With the Reserve Bank of India (RBI) frowning on structured products and the government stipulating a three-year lock-in period, foreign direct investment (FDI) in real estate has slowed down significantly over the past year. Industry-watchers point out that after the Lehman crisis, investors have turned more cautious and capital flows into Indian real estate have tapered off.
While FDI flows amounted to roughly $14-15 billion in the four years to December 2009, just about a billion had come in till November last year. Regulations apart, poor project execution leading to losses for some investors has made them far more circumspect, especially in a hostile macroeconomic environment.
Says Punit Shah, executive director, KPMG: ?With the central bank inquiring into the use of structured products that funds use to invest in real estate, investors have become cautious. RBI has been closely watching the use of structured products such as cumulative compulsorily convertible debentures (CCCD).? The other reason for the slowdown in real estate FDI, he says, is the three-year lock-in for every tranche of investment.
In the past, investors have run into problems with promoters who reneged on payments, making offshore real estate funds cautious. Macro-economic headwinds too could delay projects and keep money away, believes V Hari Krishna, director (investments), Kotak Realty Fund.
?Rising inflation is a worry and as and when it starts impacting growth, global LPs (limited partners) may allocate capital away from emerging markets including India,? he observes.
Berinder Sahni, associate director, Colliers International points out that funds have taken advantage of the recession to pick up distressed assets in developed markets like the US.?
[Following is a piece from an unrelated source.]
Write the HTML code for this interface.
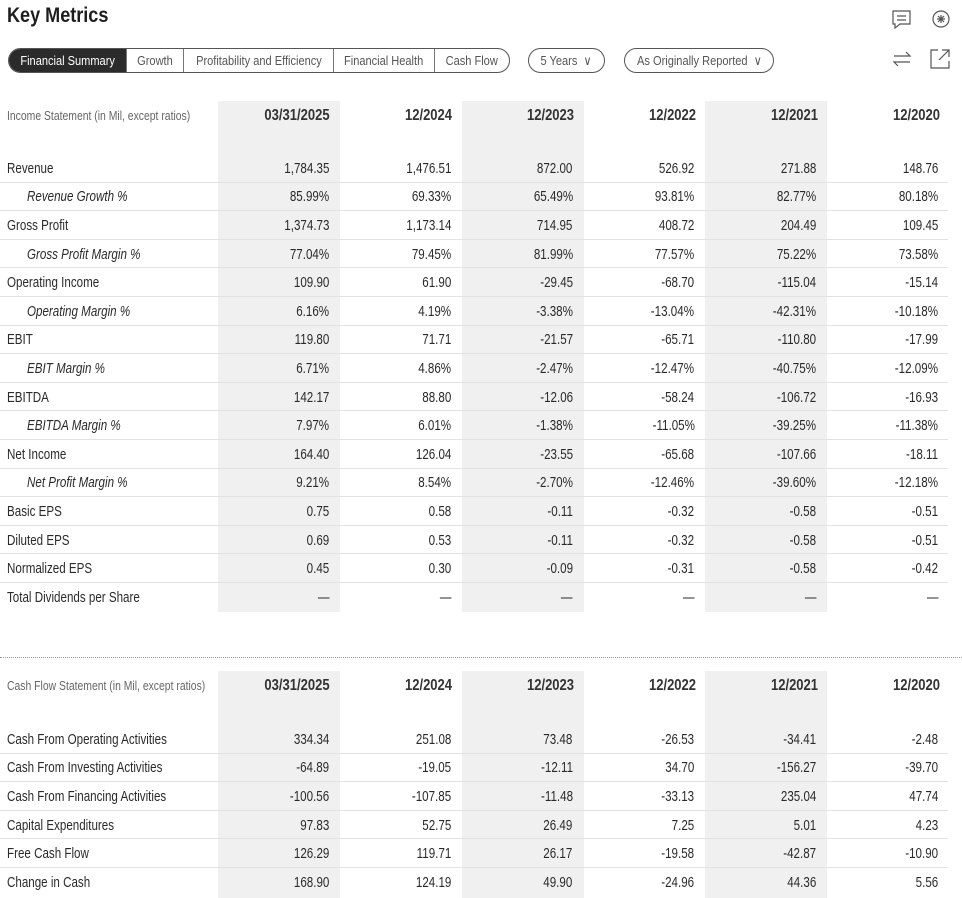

Foreign capital flows into realty could decline up to 30% this year from the 2007-08 figure of $3 billion. ?Most of the money being invested in 2009-10 was raised back in 2007-08, whilst funds invested in 2011-12 must be raised after the Lehman crisis,? Krishna explains. However, the faltering recovery in the US, Europe and Japan may prompt investors to perceive India as a less risky market than at present. ?With markets in US and Europe still not as strong, India provides an opportunity for growth,? says Ravi Ahuja, executive director, Cushman & Wakefield. Meanwhile, local investors seem a tad more bullish with the domestic real estate pool growing fairly quickly with inflows of roughly $5 billion in the last five years. HDFC, Kotak, Indiareit, ASK, Milestone, Motilal Oswal and Aditya Birla have been keen on real estate, R2,000-R2,500 crore investments planned for this year.